- _Problem statement_
Quote the entries below from the line with "Rebuild this diagram" through the line with "(0,0) rectangle (1040,720);", both ends included, and only those lines.

- _Exercise input_
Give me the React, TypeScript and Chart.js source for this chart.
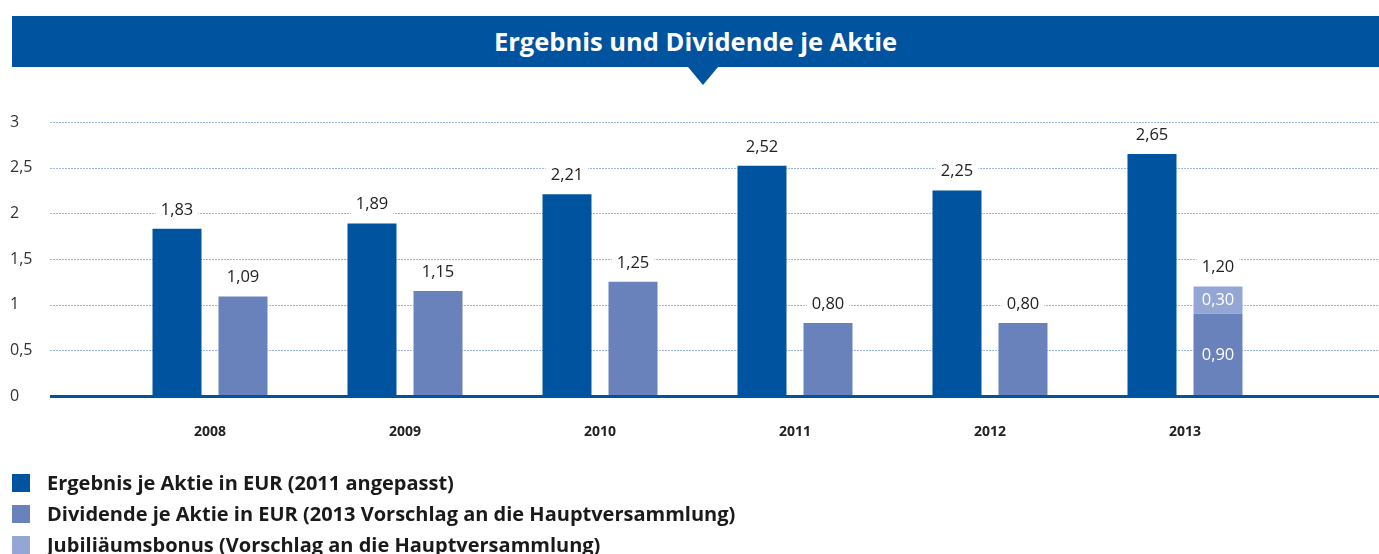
--
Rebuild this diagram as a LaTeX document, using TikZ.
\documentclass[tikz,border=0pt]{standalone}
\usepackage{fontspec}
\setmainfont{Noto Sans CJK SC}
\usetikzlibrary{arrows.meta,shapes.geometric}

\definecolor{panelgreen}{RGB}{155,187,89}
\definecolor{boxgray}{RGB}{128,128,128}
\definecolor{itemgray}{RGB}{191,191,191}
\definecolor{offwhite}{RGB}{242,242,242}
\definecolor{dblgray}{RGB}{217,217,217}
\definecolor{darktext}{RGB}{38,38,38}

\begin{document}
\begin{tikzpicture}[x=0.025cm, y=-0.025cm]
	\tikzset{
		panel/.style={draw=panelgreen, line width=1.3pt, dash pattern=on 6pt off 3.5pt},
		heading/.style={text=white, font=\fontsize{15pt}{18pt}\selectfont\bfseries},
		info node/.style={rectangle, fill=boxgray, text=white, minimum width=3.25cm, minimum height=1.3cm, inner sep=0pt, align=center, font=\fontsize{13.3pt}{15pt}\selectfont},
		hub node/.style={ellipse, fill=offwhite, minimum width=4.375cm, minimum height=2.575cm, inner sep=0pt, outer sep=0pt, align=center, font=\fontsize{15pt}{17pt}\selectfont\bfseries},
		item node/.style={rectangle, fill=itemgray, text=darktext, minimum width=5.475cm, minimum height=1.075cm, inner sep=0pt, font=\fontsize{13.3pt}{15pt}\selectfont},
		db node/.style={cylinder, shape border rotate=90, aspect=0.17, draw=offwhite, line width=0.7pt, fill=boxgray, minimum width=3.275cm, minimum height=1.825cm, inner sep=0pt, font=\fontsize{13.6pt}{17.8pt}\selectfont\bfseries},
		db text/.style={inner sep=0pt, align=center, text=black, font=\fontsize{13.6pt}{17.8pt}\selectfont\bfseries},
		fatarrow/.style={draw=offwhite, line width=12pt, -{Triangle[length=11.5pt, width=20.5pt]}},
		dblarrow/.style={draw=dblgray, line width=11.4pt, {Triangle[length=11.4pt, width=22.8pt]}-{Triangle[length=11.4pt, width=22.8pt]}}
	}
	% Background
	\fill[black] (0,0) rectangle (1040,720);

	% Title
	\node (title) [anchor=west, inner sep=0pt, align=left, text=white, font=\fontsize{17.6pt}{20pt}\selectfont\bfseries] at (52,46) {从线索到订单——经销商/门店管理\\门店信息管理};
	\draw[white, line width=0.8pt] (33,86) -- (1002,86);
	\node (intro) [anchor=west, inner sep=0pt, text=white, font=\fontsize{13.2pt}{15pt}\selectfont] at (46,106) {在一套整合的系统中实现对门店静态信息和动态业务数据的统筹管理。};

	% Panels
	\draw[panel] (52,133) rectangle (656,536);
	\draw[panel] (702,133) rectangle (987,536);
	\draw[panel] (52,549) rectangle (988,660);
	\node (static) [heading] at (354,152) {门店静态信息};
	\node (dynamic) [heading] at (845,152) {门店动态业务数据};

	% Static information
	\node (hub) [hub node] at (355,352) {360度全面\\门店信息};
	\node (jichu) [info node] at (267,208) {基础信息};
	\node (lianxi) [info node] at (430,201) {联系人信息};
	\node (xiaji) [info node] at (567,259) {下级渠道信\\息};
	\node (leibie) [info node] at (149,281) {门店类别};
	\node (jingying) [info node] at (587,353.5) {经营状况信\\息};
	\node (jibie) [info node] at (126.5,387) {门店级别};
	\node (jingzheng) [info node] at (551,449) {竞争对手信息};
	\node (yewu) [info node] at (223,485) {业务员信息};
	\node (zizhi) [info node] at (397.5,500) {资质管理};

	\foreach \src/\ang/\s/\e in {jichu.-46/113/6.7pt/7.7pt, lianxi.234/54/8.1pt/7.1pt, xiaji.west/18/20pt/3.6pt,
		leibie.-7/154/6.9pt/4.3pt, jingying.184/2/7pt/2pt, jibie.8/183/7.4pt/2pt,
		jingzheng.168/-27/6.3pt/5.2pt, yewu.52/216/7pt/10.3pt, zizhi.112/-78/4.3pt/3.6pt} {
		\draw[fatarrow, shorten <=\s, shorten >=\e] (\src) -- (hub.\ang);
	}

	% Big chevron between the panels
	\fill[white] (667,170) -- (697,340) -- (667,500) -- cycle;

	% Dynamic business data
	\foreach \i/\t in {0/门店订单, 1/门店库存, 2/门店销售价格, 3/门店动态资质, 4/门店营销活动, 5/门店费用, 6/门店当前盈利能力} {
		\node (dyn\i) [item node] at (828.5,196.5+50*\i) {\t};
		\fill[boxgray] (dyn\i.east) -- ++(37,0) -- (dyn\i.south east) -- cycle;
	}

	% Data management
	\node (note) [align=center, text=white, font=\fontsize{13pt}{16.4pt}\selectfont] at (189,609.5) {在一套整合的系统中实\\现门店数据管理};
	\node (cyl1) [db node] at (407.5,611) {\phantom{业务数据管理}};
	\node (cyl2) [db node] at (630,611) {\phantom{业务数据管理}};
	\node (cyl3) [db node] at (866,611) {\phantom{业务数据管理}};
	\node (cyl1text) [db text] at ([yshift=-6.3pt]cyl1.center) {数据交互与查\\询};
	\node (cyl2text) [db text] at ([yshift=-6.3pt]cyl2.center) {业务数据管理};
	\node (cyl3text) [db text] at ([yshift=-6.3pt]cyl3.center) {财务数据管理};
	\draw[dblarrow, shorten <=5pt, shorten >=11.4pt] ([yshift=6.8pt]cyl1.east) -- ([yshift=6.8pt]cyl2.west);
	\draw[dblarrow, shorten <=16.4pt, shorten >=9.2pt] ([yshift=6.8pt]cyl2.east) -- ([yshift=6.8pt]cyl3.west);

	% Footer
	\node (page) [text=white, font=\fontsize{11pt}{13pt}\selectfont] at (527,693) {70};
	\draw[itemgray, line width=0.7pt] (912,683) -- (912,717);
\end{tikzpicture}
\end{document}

- _Worked solution_
Rebuild this diagram as a LaTeX document, using TikZ.
\documentclass[tikz,border=0pt]{standalone}
\usepackage{fontspec}
\setmainfont{Noto Sans CJK SC}
\usetikzlibrary{arrows.meta,shapes.geometric}

\definecolor{panelgreen}{RGB}{155,187,89}
\definecolor{boxgray}{RGB}{128,128,128}
\definecolor{itemgray}{RGB}{191,191,191}
\definecolor{offwhite}{RGB}{242,242,242}
\definecolor{dblgray}{RGB}{217,217,217}
\definecolor{darktext}{RGB}{38,38,38}

\begin{document}
\begin{tikzpicture}[x=0.025cm, y=-0.025cm]
	\tikzset{
		panel/.style={draw=panelgreen, line width=1.3pt, dash pattern=on 6pt off 3.5pt},
		heading/.style={text=white, font=\fontsize{15pt}{18pt}\selectfont\bfseries},
		info node/.style={rectangle, fill=boxgray, text=white, minimum width=3.25cm, minimum height=1.3cm, inner sep=0pt, align=center, font=\fontsize{13.3pt}{15pt}\selectfont},
		hub node/.style={ellipse, fill=offwhite, minimum width=4.375cm, minimum height=2.575cm, inner sep=0pt, outer sep=0pt, align=center, font=\fontsize{15pt}{17pt}\selectfont\bfseries},
		item node/.style={rectangle, fill=itemgray, text=darktext, minimum width=5.475cm, minimum height=1.075cm, inner sep=0pt, font=\fontsize{13.3pt}{15pt}\selectfont},
		db node/.style={cylinder, shape border rotate=90, aspect=0.17, draw=offwhite, line width=0.7pt, fill=boxgray, minimum width=3.275cm, minimum height=1.825cm, inner sep=0pt, font=\fontsize{13.6pt}{17.8pt}\selectfont\bfseries},
		db text/.style={inner sep=0pt, align=center, text=black, font=\fontsize{13.6pt}{17.8pt}\selectfont\bfseries},
		fatarrow/.style={draw=offwhite, line width=12pt, -{Triangle[length=11.5pt, width=20.5pt]}},
		dblarrow/.style={draw=dblgray, line width=11.4pt, {Triangle[length=11.4pt, width=22.8pt]}-{Triangle[length=11.4pt, width=22.8pt]}}
	}
	% Background
	\fill[black] (0,0) rectangle (1040,720);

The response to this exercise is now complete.